Wanderstop es de esos juegos que invita a comentar y, a la vez, todo lo contrario. Cuando hablamos de él en el Podcast Reload intentamos no estropear la experiencia a quien no lo hubiera probado porque no es lo mismo que comentemos que hay una cazademonios de un gremio milenario que se encuentra algo perdida o que en cierto momento el claro del bosque se llena de señores trajeados a que lo hayas jugado y puedas profundizar en lo que estos personajes representan. Sin miedo a estropear experiencia alguna sí es posible afirmar que la mezcla de mecánicas entretenidas y una historia con el ritmo justo y necesario deja un regusto estupendo.
Puede que al principio no entendamos qué pasa, por qué Alta no puede más o por qué merece la pena seguir si tras mucho esfuerzo toca empezar de nuevo, pero de una forma bastante mágica tanto la protagonista como nosotras acabaremos por encontrar nuestro sitio —uno cómodo y apacible— en Wanderstop. Todos los ingredientes de esta bebida son importantes para que el sabor de boca que deja el juego de Ivy Road sea tan bueno: la música, los cambios, la relación con un elenco de personajes bien medido, la atmósfera casi onírica que tiene en ocasiones, los simpáticos animalillos que habitan el claro o las preciosas ilustraciones que vehiculan las cinemáticas.
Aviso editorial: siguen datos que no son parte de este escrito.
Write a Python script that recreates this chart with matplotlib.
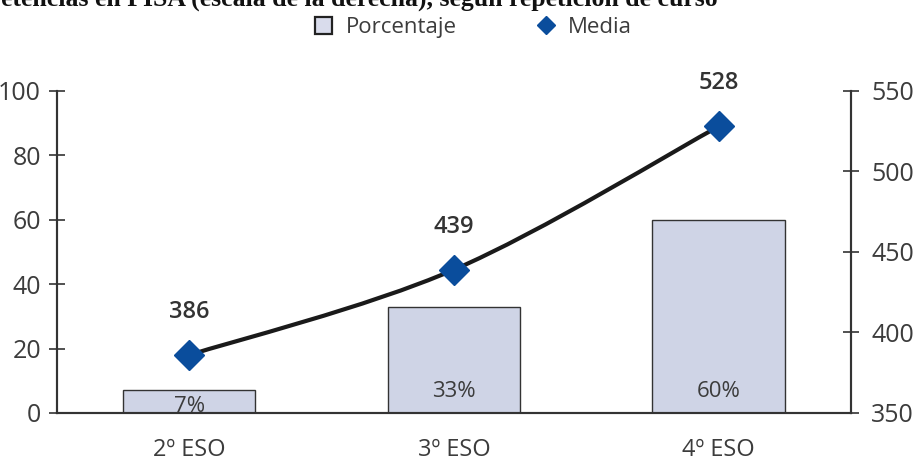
import matplotlib.pyplot as plt
from matplotlib.lines import Line2D
from matplotlib.patches import Patch, PathPatch
from matplotlib.path import Path

plt.rcParams["font.family"] = ["Open Sans", "DejaVu Sans"]

cursos = ["2º ESO", "3º ESO", "4º ESO"]
porcentaje = [7, 33, 60]
media = [386, 439, 528]

INK = "#333333"
TXT = "#3c3c3c"
BAR = "#cfd4e6"
BLUE = "#0a4d9c"


def smooth_path(xs, ys):
    # Catmull-Rom through the points, written as cubic Bezier segments
    pts = list(zip(xs, ys))
    ext = [pts[0]] + pts + [pts[-1]]
    verts = [pts[0]]
    codes = [Path.MOVETO]
    for i in range(1, len(ext) - 2):
        p0, p1, p2, p3 = ext[i - 1], ext[i], ext[i + 1], ext[i + 2]
        c1 = (p1[0] + (p2[0] - p0[0]) / 6, p1[1] + (p2[1] - p0[1]) / 6)
        c2 = (p2[0] - (p3[0] - p1[0]) / 6, p2[1] - (p3[1] - p1[1]) / 6)
        verts += [c1, c2, p2]
        codes += [Path.CURVE4] * 3
    return Path(verts, codes)


fig = plt.figure(figsize=(9.19, 4.63), dpi=100)
ax = fig.add_axes([0.062, 0.108, 0.864, 0.6955])
ax2 = ax.twinx()

x = list(range(len(cursos)))
ax.bar(x, porcentaje, width=0.5, color=BAR, edgecolor=INK, linewidth=1.0, zorder=2)
for xi, v in zip(x, porcentaje):
    ax.text(xi, min(v * 0.3, 6.6), f"{v}%", ha="center", va="center",
            fontsize=16, color=TXT, zorder=3)

ax.set_xlim(-0.5, 2.5)
ax.set_ylim(0, 100)
ax.set_yticks([0, 20, 40, 60, 80, 100])
ax.set_xticks(x)
ax.set_xticklabels(cursos)
ax.tick_params(axis="x", length=0, pad=18, labelsize=17, labelcolor=TXT)
ax.tick_params(axis="y", direction="inout", length=11, width=1.2, color=INK,
               pad=6, labelsize=18, labelcolor=TXT)

ax2.set_ylim(350, 550)
ax2.set_yticks([350, 400, 450, 500, 550])
ax2.tick_params(axis="y", direction="inout", length=11, width=1.2, color=INK,
                pad=9, labelsize=18, labelcolor=TXT)

for a in (ax, ax2):
    a.spines["top"].set_visible(False)
    for s in ("left", "right", "bottom"):
        a.spines[s].set_linewidth(1.5)
        a.spines[s].set_color(INK)

ax2.add_patch(PathPatch(smooth_path(x, media), facecolor="none", edgecolor="#1a1a1a",
                        linewidth=3.0, capstyle="round", zorder=3))
ax2.plot(x, media, linestyle="none", marker="D", markersize=15,
         color=BLUE, zorder=4)
for xi, v in zip(x, media):
    ax2.annotate(f"{v}", (xi, v), xytext=(0, 31), textcoords="offset points",
                 ha="center", va="center", fontsize=17, fontweight="semibold",
                 color="#333333")

handles = [
    Patch(facecolor="#d9dcec", edgecolor="#222222", linewidth=1.6, label="Porcentaje"),
    Line2D([], [], linestyle="none", marker="D", markersize=9, color=BLUE, label="Media"),
]
fig.legend(handles=handles, loc="center", bbox_to_anchor=(0.515, 0.94), ncol=2,
           frameon=False, fontsize=16, handlelength=0.8, handleheight=0.8,
           handletextpad=0.6, columnspacing=3.6, labelcolor=TXT)

fig.text(718 / 919, 1 - 6 / 463,
         "Competencias en PISA (escala de la derecha), según repetición de curso",
         ha="right", va="baseline", fontsize=18.5, fontweight="bold",
         family=["Liberation Serif", "DejaVu Serif"], color="#111111")

fig.savefig("out.png", dpi=100)
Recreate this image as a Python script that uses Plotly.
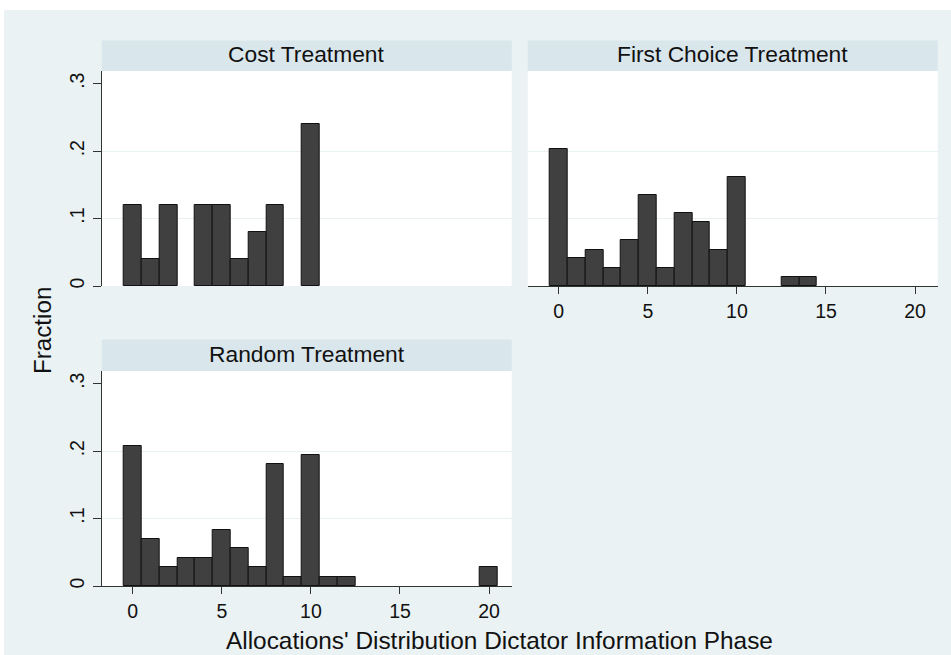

Pocos juegos han logrado conectar conmigo a un nivel tan profundo. Tanto es así que la sensación inicial estaba más cerca del rechazo, por todas las fallas que evidenciaba Wanderstop al ponerme un espejo delante de esta forma. La prueba de que es un juego sobresaliente es que logre ser así de relevante para alguien, por invitar a la reflexión, por hacer que se involucre con lo que sucede, porque no pueda apartar la vista de la pantalla cuando comiencen los créditos finales. También es un juego sobresaliente porque incluso quien no logre esa conexión podrá disfrutar es un juego muy bien hecho, con unas mecánicas sólidas, un ritmo bien medido y una escritura en las antípodas de lo anodino.